In the second option, the manager will need to set the task for a developer at a lower level of abstraction.
The task at a higher level of abstraction: Alex, go, deal with the client, do everything in the best possible way.
The task at a lower level: Alex, we are making a website on WordPress, plug in these two modules and put it on a template here.
So the manager performs the mental part of the task themselves and delegates a much smaller piece of responsibility to the developer. He or she treats them like a less independent specialist and thereby reduces the likelihood of short-term risks, such as a damaged relationship with a client, but makes the developer’s life less exciting and independent.
To grow independent people, you need to create vast areas in which the goals will coincide. Trust appears when the goals are aligned, and tasks with a higher level of responsibility can be delegated.
Good feedback helps you achieve your goals
Let’s get back to the topic of feedback. In our system, there is a criterion for good feedback, and it is simple: the person who is given the feedback believes that it has moved him or her towards achieving their goal.

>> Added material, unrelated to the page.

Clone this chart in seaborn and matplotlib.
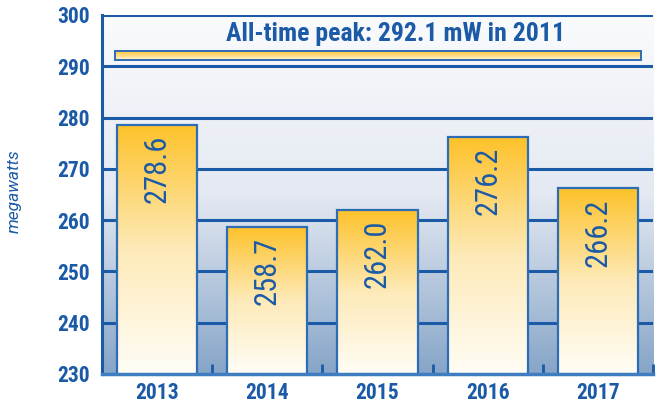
import numpy as np
import pandas as pd
import matplotlib
matplotlib.use("Agg")
import matplotlib.pyplot as plt
import matplotlib.colors as mcolors
import seaborn as sns

# chart data
years = ["2013", "2014", "2015", "2016", "2017"]
peak_mw = [278.6, 258.7, 262.0, 276.2, 266.2]
record_value = 292.1
record_year = "2011"
y_ticks = [230, 240, 250, 260, 270, 280, 290, 300]

BLUE = "#1b5aa6"
EDGE = "#2c6db6"
FONT = ["Roboto Condensed", "Roboto", "DejaVu Sans"]

sns.set_theme(style="white")
plt.rcParams["font.family"] = FONT

df = pd.DataFrame({"year": years, "mw": peak_mw})

fig = plt.figure(figsize=(6.59, 4.04), dpi=100)
ax = fig.add_axes([0.1548, 0.0743, 0.8362, 0.8886])

# background gradient, pale at top, steel blue at bottom
bg = mcolors.LinearSegmentedColormap.from_list("bg", ["#fafbfd", "#e4e9f2", "#86a5c8"])
grad = np.linspace(0, 1, 256).reshape(-1, 1)
ax.imshow(grad, cmap=bg, aspect="auto", extent=[0, 1, 0, 1],
          transform=ax.transAxes, zorder=0)

sns.barplot(data=df, x="year", y="mw", ax=ax, width=0.727,
            color="#fdc22a", saturation=1, zorder=2)

ax.set_ylim(230, 300)
ax.set_xlim(-0.5, len(years) - 0.5)

# bar gradient fill: gold at top to near-white at bottom
bar_cmap = mcolors.LinearSegmentedColormap.from_list("bar", ["#fffdf6", "#feeab8", "#fdc22a"])
for p in ax.patches:
    x0, w, h = p.get_x(), p.get_width(), p.get_height()
    img = ax.imshow(grad, cmap=bar_cmap, origin="lower", aspect="auto",
                    extent=[x0, x0 + w, 230, h], zorder=2.1)
    img.set_clip_path(p)
    p.set_facecolor("none")
    p.set_edgecolor(EDGE)
    p.set_linewidth(1.6)
    p.set_zorder(2.2)

for i, v in enumerate(peak_mw):
    ax.text(i, v - 1.9, f"{v:.1f}", rotation=90, ha="center", va="top",
            color=BLUE, fontsize=22, fontweight="normal", zorder=3)

# all-time peak marker
pk = ax.barh(record_value, 4.77, left=-0.38, height=1.8,
             color="none", edgecolor=EDGE, linewidth=1.4, zorder=2.2)
pr = pk.patches[0]
img = ax.imshow(grad, cmap=mcolors.LinearSegmentedColormap.from_list("pk", ["#fff3cf", "#fdc22a"]),
                origin="lower", aspect="auto",
                extent=[-0.38, 4.39, record_value - 0.9, record_value + 0.9], zorder=2.1)
img.set_clip_path(pr)
ax.text(2.16, 296.2, f"All-time peak: {record_value} mW in {record_year}",
        ha="center", va="center", color=BLUE, fontsize=18.5, fontweight="bold", zorder=3)

# grid and axes styling
ax.set_yticks(y_ticks)
ax.grid(axis="y", color=BLUE, linewidth=2.2)
ax.grid(axis="x", visible=False)
ax.set_axisbelow(True)
for s in ["top", "right"]:
    ax.spines[s].set_visible(False)
ax.spines["left"].set_color(BLUE)
ax.spines["left"].set_linewidth(2.2)
ax.spines["bottom"].set_color("#3f7dc1")
ax.spines["bottom"].set_linewidth(2.5)

ax.set_xticks(np.arange(len(years) + 1) - 0.5, minor=True)
ax.tick_params(axis="x", which="minor", direction="in", length=7, width=2, color=BLUE, bottom=True)
ax.tick_params(axis="x", which="major", length=0, pad=6)
ax.tick_params(axis="y", length=0, pad=9)
for lab in ax.get_xticklabels() + ax.get_yticklabels():
    lab.set_color(BLUE)
    lab.set_fontweight("bold")
    lab.set_fontsize(15.5)

ax.set_xlabel("")
ax.set_ylabel("megawatts", color=BLUE, fontsize=12.5, fontstyle="italic",
              family=["Roboto", "DejaVu Sans"])
ax.yaxis.set_label_coords(-0.145, 0.51)

fig.savefig("out.png", dpi=100)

Each system, including a human being, is formed according to what determines development, namely, the feedback. Where do we get it? Do we know how to digest it? What part of the feedback do we react to? If a company becomes the source of the most valuable feedback for its specialists, this allows them to be shaped according to the tasks of the system.
If a specialist receives the most valuable feedback outside of the company, but, for example, at industry conferences, on a forum or in the chatter of other specialists, the company can be congratulated: it released him or her to the free personnel market.
This does not mean that people should be kept in a bunker and not allowed into the outside world; no, this is impossible. The challenge is to provide the highest quality and most valuable feedback.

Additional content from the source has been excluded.